Question
Answer and Explanation
To prove that a language is undecidable, you typically demonstrate that no Turing machine can always halt and correctly decide whether a given string belongs to the language or not. Here's a breakdown of common methods:
1. Reduction from a Known Undecidable Problem:
- The most common technique is to show that if you could decide the language in question (let's call it L), you could also solve a known undecidable problem (e.g., the Halting problem). This is done by reducing the known undecidable problem to L.
- The Halting problem is frequently used as the basis for reductions. The Halting problem asks: Given a Turing Machine M and an input string w, will M halt when run on w?
- To perform a reduction, you must show that if you had a decider for L (a Turing Machine that always halts and correctly answers whether a string is in L or not), you could construct a Turing Machine that decides the Halting problem. Since the Halting problem is undecidable, it follows that L must also be undecidable.
2. Proof by Contradiction:
- Assume that the language L is decidable. This implies there exists a Turing Machine (TM) that can decide L.
- Show that this assumption leads to a contradiction, often by using the hypothetical TM to solve a known undecidable problem.
3. Rice's Theorem:
- Rice's Theorem states that any non-trivial property of the language recognized by a Turing machine is undecidable.
- A "non-trivial" property is one that is neither true for all recognizable languages nor true for no recognizable languages.
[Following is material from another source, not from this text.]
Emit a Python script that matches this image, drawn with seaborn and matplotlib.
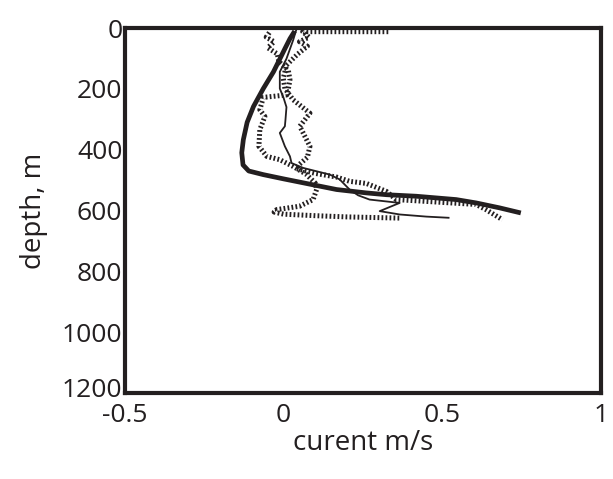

- To use Rice's Theorem, you need to show that the language in question represents a non-trivial property of the languages recognized by Turing machines. For example, determining whether a TM recognizes an empty language is undecidable by Rice's Theorem.
4. Diagonalization:
- Diagonalization is a powerful technique often used to prove undecidability. This method was famously employed by Alan Turing to show the undecidability of the Halting problem.
- The general idea involves creating a "diagonal" Turing machine that behaves differently from all other Turing machines on a particular input.
Example: Reduction from the Halting Problem
Suppose we want to show that the language L = { < M > | M is a Turing Machine that halts on at least one input } is undecidable.
Assume, for the sake of contradiction, that L is decidable. That is, there exists a Turing Machine, `decider_L`, that decides L.
Now, let's use `decider_L` to build a TM, `decider_Halting`, that decides the Halting problem.
Given a Turing Machine M and input w (the input to the Halting problem), `decider_Halting` does the following:
1. Construct a new Turing Machine M' from M and w.
2. M' ignores its input and runs M on w.
3. Run `decider_L` on < M' >. If `decider_L` accepts, then M' halts on at least one input (in fact, it halts on every input). Thus, M halts on w. If `decider_L` rejects, then M' halts on no inputs, which is a contradiction. Thus, M does not halt on w.
Thus, if `decider_L` exists, we've constructed `decider_Halting`, a decider for the Halting problem. But the Halting problem is undecidable! Therefore, our initial assumption (that `decider_L` exists) must be false. Therefore, L is undecidable.
These methods are crucial in theoretical computer science for understanding the limits of computation.